Em certo momento, Guzzo insistiu em perguntar se Cámpora o conhecia ou não, se o tinha visto ou reconhecido durante o período em que estava presa. “Responda, senhora: sim ou não, sim ou não. Responda somente sim ou não”, acrescentou.
Visivelmente assustada pelo tom agressivo, ela disse que aquilo parecia um interrogatório sob tortura: “eram os torturadores que faziam esse tipo de pergunta e exigiam esse tipo de resposta: sim ou não , sim ou não”, declarou a depoente.
As vítimas
Elena Quinteros foi sequestrada em Montevidéu, capital do Uruguai, em 24 de junho de 1976 e levada para um centro de detenção clandestino. Em 28 de junho, ela fingiu que entregaria um companheiro numa zona próxima à embaixada da Venezuela. A militante conseguiu escapar e entrar nos jardins da sede diplomática, onde pediu asilo, mas oficiais uruguaios entraram no local e a prenderam.
O fato gerou uma ruptura das relações diplomáticas entre os dois países. Quinteros era militante do Partido Vitória do Povo (PVP) e foi levada ao centro de tortura “300 Carlos”. Depois disso, nunca mais foi encontrada. Em uma ficha dos arquivos do Serviço Secreto da Marinha Uruguaia (Fusna), ela aparece como morta entre os dias 2 e 3 de novembro de 1976.

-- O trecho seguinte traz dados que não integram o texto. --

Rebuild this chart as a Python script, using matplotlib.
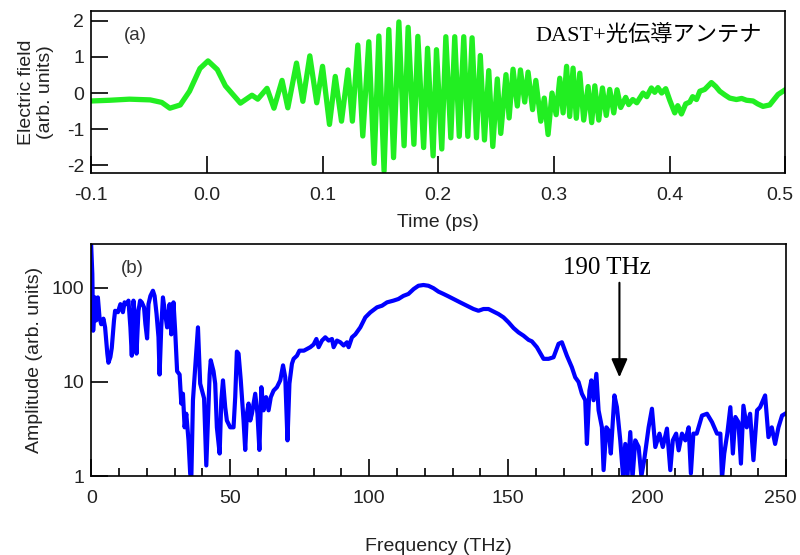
import matplotlib
matplotlib.use("Agg")
import matplotlib.pyplot as plt
import matplotlib.transforms as mtransforms
from matplotlib.ticker import FixedLocator, MultipleLocator, NullLocator

plt.rcParams['font.family'] = ['Liberation Sans', 'DejaVu Sans']
plt.rcParams['axes.unicode_minus'] = False

# (a) time-domain waveform
t_ps = [
    -0.100, -0.084, -0.067, -0.049, -0.039, -0.032, -0.023, -0.015, -0.006, 0.001,
    0.009, 0.016, 0.022, 0.029, 0.039, 0.044, 0.052, 0.058, 0.065, 0.070,
    0.0775, 0.083, 0.089, 0.095, 0.100, 0.106, 0.111, 0.1164, 0.122, 0.1258,
    0.1305, 0.1348, 0.140, 0.1446, 0.1487, 0.1532, 0.1573, 0.1614, 0.166, 0.1705,
    0.174, 0.179, 0.1824, 0.1874, 0.1908, 0.1956, 0.1985, 0.2031, 0.2066, 0.2109,
    0.2143, 0.2182, 0.2221, 0.2256, 0.2293, 0.2331, 0.2364, 0.240, 0.2437, 0.2472,
    0.2511, 0.2541, 0.2586, 0.2613, 0.2647, 0.2684, 0.2711, 0.2748, 0.2777, 0.2816,
    0.2844, 0.2887, 0.2917, 0.295, 0.2984, 0.302, 0.3051, 0.308, 0.311, 0.3137,
    0.3166, 0.3194, 0.3224, 0.3258, 0.3296, 0.3327, 0.3354, 0.3388, 0.342, 0.3453,
    0.3483, 0.3518, 0.3546, 0.3578, 0.3621, 0.3647, 0.3682, 0.3717, 0.3771, 0.3803,
    0.3843, 0.3872, 0.390, 0.3932, 0.3967, 0.4002, 0.4045, 0.4071, 0.4103, 0.414,
    0.4175, 0.420, 0.4233, 0.4262, 0.4304, 0.4362, 0.440, 0.4434, 0.4477, 0.452,
    0.4578, 0.4624, 0.4665, 0.4722, 0.4762, 0.4808, 0.4866, 0.4938, 0.500,
]
e_field = [
    -0.22, -0.20, -0.17, -0.19, -0.26, -0.42, -0.33, 0.05, 0.68, 0.89,
    0.65, 0.20, -0.02, -0.28, -0.06, -0.17, 0.13, -0.42, 0.35, -0.41,
    0.83, -0.23, 1.03, -0.27, 0.74, -0.87, 0.46, -0.78, 0.64, -0.78,
    1.33, -1.19, 1.42, -1.95, 1.58, -2.16, 1.76, -1.79, 1.97, -1.46,
    1.82, -1.42, 1.57, -1.51, 1.24, -1.74, 1.20, -1.55, 1.56, -1.24,
    1.56, -1.20, 1.56, -1.20, 1.53, -1.24, 1.04, -1.30, 0.62, -1.48,
    0.39, -1.12, 0.51, -0.69, 0.66, -0.36, 0.64, -0.25, 0.58, -0.46,
    0.35, -0.78, -0.14, -1.15, 0.00, -0.60, 0.41, -0.55, 0.74, -0.65,
    0.69, -0.70, 0.55, -0.75, 0.18, -0.82, 0.20, -0.75, 0.14, -0.62,
    0.10, -0.55, 0.09, -0.40, -0.12, -0.32, -0.18, -0.27, 0.00, -0.10,
    0.14, 0.02, 0.15, 0.00, 0.12, -0.20, -0.55, -0.35, -0.58, -0.30,
    -0.25, -0.10, -0.18, 0.05, 0.10, 0.29, 0.18, 0.05, -0.05, -0.14,
    -0.18, -0.15, -0.20, -0.22, -0.30, -0.37, -0.33, -0.04, 0.09,
]

# (b) amplitude spectrum
freq_thz = [
    0, 0.4, 0.7, 1.4, 1.8, 2.4, 3.0, 3.6, 4.4, 5.0,
    5.8, 6.2, 6.9, 7.4, 8.2, 8.6, 9.6, 10.5, 11.4, 12.0,
    12.8, 13.4, 14.1, 14.6, 15.2, 15.8, 16.3, 17.0, 17.6, 18.2,
    19.0, 19.5, 20.1, 20.6, 21.3, 22.2, 22.8, 23.5, 24.2, 24.6,
    25.2, 25.8, 26.6, 27.3, 28.2, 28.8, 29.6, 30.2, 30.9, 31.8,
    32.4, 33.0, 33.6, 34.2, 35.0, 35.6, 36.0, 36.6, 37.4, 38.4,
    39.2, 40.6, 41.4, 42.6, 43.0, 44.0, 44.6, 45.2, 46.2, 46.8,
    47.4, 48.2, 48.8, 50.0, 51.2, 51.8, 52.4, 53.0, 53.8, 54.8,
    55.4, 56.0, 56.6, 57.2, 57.8, 59.0, 59.8, 60.5, 61.2, 62.0,
    62.9, 63.8, 64.6, 65.6, 66.8, 68.0, 69.0, 69.8, 70.6, 71.3,
    72.2, 72.8, 74.0, 74.9, 76.5, 78.8, 80.0, 81.0, 81.8, 83.0,
    84.2, 85.4, 86.6, 87.2, 88.4, 89.6, 90.8, 92.0, 92.6, 93.8,
    95.0, 96.8, 98.6, 100.4, 102.8, 104.6, 106.4, 108.7, 110.5, 112.3,
    114.1, 116.0, 117.7, 119.5, 121.3, 123.1, 124.9, 126.7, 128.5, 130.3,
    132.7, 135.1, 137.5, 139.3, 141.1, 142.9, 144.7, 146.5, 148.3, 150.1,
    151.9, 153.7, 155.5, 157.3, 158.5, 160.3, 162.7, 164.5, 166.3, 168.1,
    169.3, 171.1, 172.9, 174.1, 175.3, 176.5, 177.7, 178.3, 179.2, 179.9,
    180.7, 181.7, 182.5, 183.7, 184.3, 185.3, 186.1, 186.9, 188.2, 189.1,
    190.3, 191.3, 192.1, 192.9, 193.9, 194.7, 195.7, 196.9, 197.9, 198.9,
    200.5, 201.7, 202.9, 204.4, 205.6, 207.1, 208.3, 209.2, 210.4, 211.3,
    212.5, 213.7, 214.9, 215.7, 216.6, 217.8, 219.7, 221.5, 223.3, 225.1,
    226.3, 226.9, 227.7, 228.8, 229.9, 230.8, 231.7, 232.8, 233.7, 234.6,
    235.8, 237.0, 238.2, 239.5, 240.6, 242.4, 243.6, 244.8, 246.0, 247.2,
    248.5, 249.6,
]
amplitude = [
    277, 140, 35, 79, 45, 79, 48, 41, 47, 38,
    20, 16, 18.4, 23, 45, 57, 55, 67, 55, 70,
    67, 73, 38, 19, 73, 48, 20, 57, 73, 70,
    62, 41, 29, 67, 82, 93, 82, 53, 30, 12,
    38, 79, 53, 38, 67, 32, 70, 35, 13, 12,
    5.9, 7.5, 3.3, 4.6, 2.4, 1.07, 0.9, 6.4, 14.3, 38,
    9.6, 6.7, 1.3, 12, 17, 13, 9.6, 3.3, 1.74, 6.4,
    10.4, 5.4, 3.9, 3.3, 3.3, 6.9, 21, 20, 10.4, 3.9,
    1.9, 4.6, 5.9, 3.9, 4.6, 7.5, 4.6, 1.9, 8.8, 5.0,
    6.9, 5.0, 6.9, 8.1, 8.8, 10.4, 15, 11.2, 2.4, 9.6,
    15.6, 17.6, 19, 21.5, 21.5, 23.4, 25, 28.6, 23.4, 27.5,
    29.8, 27.5, 28.6, 23.4, 27.5, 26.4, 24.4, 26.4, 23.4, 29.8,
    32, 38, 48.5, 54.8, 62, 64.5, 70, 73, 76, 82,
    86, 97, 105, 107, 105, 99, 91, 86, 81, 76,
    70, 64.5, 59.5, 57, 59.5, 59.5, 56, 52.6, 48.5, 43,
    37.4, 33.6, 31, 28, 27, 23.4, 17.6, 17.6, 18.3, 25.4,
    26.4, 19, 14.3, 11.2, 10, 7.5, 6.4, 2.2, 8.1, 10.4,
    6.4, 12.2, 5, 3.3, 1.16, 3.3, 3.06, 1.74, 7.2, 5.4,
    2.4, 1.0, 2.2, 1.0, 2.94, 0.95, 2.4, 2.04, 1.0, 1.48,
    3.3, 5.2, 2.04, 2.83, 2.04, 3.2, 1.16, 2.4, 2.83, 1.88,
    2.83, 2.4, 3.3, 1.07, 2.83, 2.83, 4.4, 4.6, 3.75, 2.83,
    2.83, 0.95, 1.74, 2.83, 5.4, 1.74, 4.25, 3.75, 1.36, 5.6,
    3.3, 4.6, 1.48, 5.0, 5.4, 7.2, 2.6, 3.3, 2.2, 3.3,
    4.4, 4.6,
]

time_ticks = [-0.1, 0.0, 0.1, 0.2, 0.3, 0.4, 0.5]
time_labels = ["-0.1", "0.0", "0.1", "0.2", "0.3", "0.4", "0.5"]
field_ticks = [-2, -1, 0, 1, 2]
freq_ticks = [0, 50, 100, 150, 200, 250]
amp_ticks = [1, 10, 100]
amp_labels = ["1", "10", "100"]
peak_label = "190 THz"
peak_freq = 190

fig = plt.figure(figsize=(8, 5.55), dpi=100)
ax1 = fig.add_axes([0.114, 0.688, 0.8675, 0.292])
ax2 = fig.add_axes([0.114, 0.142, 0.8688, 0.418])

tick_col = "#222222"
fs = 14

ax1.plot(t_ps, e_field, color="#22ee22", lw=3.8, solid_joinstyle="round")
ax1.set_xlim(-0.1, 0.5)
ax1.set_ylim(-2.22, 2.27)
ax1.xaxis.set_major_locator(FixedLocator(time_ticks))
ax1.set_xticklabels(time_labels)
ax1.yaxis.set_major_locator(FixedLocator(field_ticks))
ax1.tick_params(direction="in", length=12, width=1.2, labelsize=fs,
                labelcolor=tick_col, top=False, right=False)
ax1.tick_params(axis="x", pad=10)
ax1.tick_params(axis="y", pad=5)
ax1.set_xlabel("Time (ps)", fontsize=fs, color=tick_col)
ax1.xaxis.set_label_coords(0.5, -0.255)
ax1.set_ylabel("Electric field\n(arb. units)", fontsize=fs, color=tick_col,
               linespacing=1.15)
ax1.yaxis.set_label_coords(-0.053, 0.5)
ax1.text(0.063, 0.852, "(a)", transform=ax1.transAxes, fontsize=13.5,
         color="#333333", ha="center", va="center")
ax1.text(0.803, 0.852, "DAST+光伝導アンテナ", transform=ax1.transAxes,
         fontsize=16, ha="center", va="center",
         family=["Liberation Serif", "Noto Sans CJK JP"])

ax2.plot(freq_thz, amplitude, color="#0000ff", lw=3.0, solid_joinstyle="round")
ax2.set_yscale("log")
ax2.set_xlim(0, 250)
ax2.set_ylim(1, 290)
ax2.xaxis.set_major_locator(FixedLocator(freq_ticks))
ax2.xaxis.set_minor_locator(MultipleLocator(10))
ax2.yaxis.set_major_locator(FixedLocator(amp_ticks))
ax2.yaxis.set_minor_locator(NullLocator())
ax2.set_yticklabels(amp_labels)
ax2.tick_params(which="major", direction="in", length=12, width=1.2,
                labelsize=fs, labelcolor=tick_col, top=False, right=False)
ax2.tick_params(which="minor", direction="in", length=6, width=1.2,
                top=False, right=False)
ax2.tick_params(axis="x", pad=10)
ax2.tick_params(axis="y", pad=5)
ax2.set_xlabel("Frequency (THz)", fontsize=fs, color=tick_col)
ax2.xaxis.set_label_coords(0.5, -0.268)
ax2.set_ylabel("Amplitude (arb. units)", fontsize=fs, color=tick_col)
ax2.yaxis.set_label_coords(-0.069, 0.5)
ax2.text(0.059, 0.897, "(b)", transform=ax2.transAxes, fontsize=13.5,
         color="#333333", ha="center", va="center")

# arrow marking the upper edge of the spectrum
ax2.annotate("", xy=(peak_freq, 11.2), xytext=(peak_freq, 113),
             arrowprops=dict(arrowstyle="-|>,head_length=0.8,head_width=0.35",
                             color="black", lw=1.5, mutation_scale=14,
                             shrinkA=0, shrinkB=0))
ax2.text(peak_freq - 4.4, 163, peak_label, fontsize=18, ha="center",
         va="center", family="Liberation Serif")

fig.canvas.draw()
# keep the rightmost tick labels inside the figure
nudge = mtransforms.ScaledTranslation(-4 / 72, 0, fig.dpi_scale_trans)
for ax in (ax1, ax2):
    last = ax.get_xticklabels()[-1]
    last.set_transform(last.get_transform() + nudge)
    for sp in ax.spines.values():
        sp.set_linewidth(1.2)

fig.savefig("out.png", dpi=100)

O casal Filipazzi e Potenza foram sequestrados em Montevidéu em 27 de maio de 1977 no Hotel Hermitage e entregues à unidade S2 dos Fuzileiros Navais. Tempos depois, foram transportados de avião para Assunção, no Paraguai, e recebidos por agentes da ditadura de Alfredo Stroessner.
Segundo as investigações, eles foram assassinados no Paraguai, onde seus restos mortais foram encontrados em março de 2013.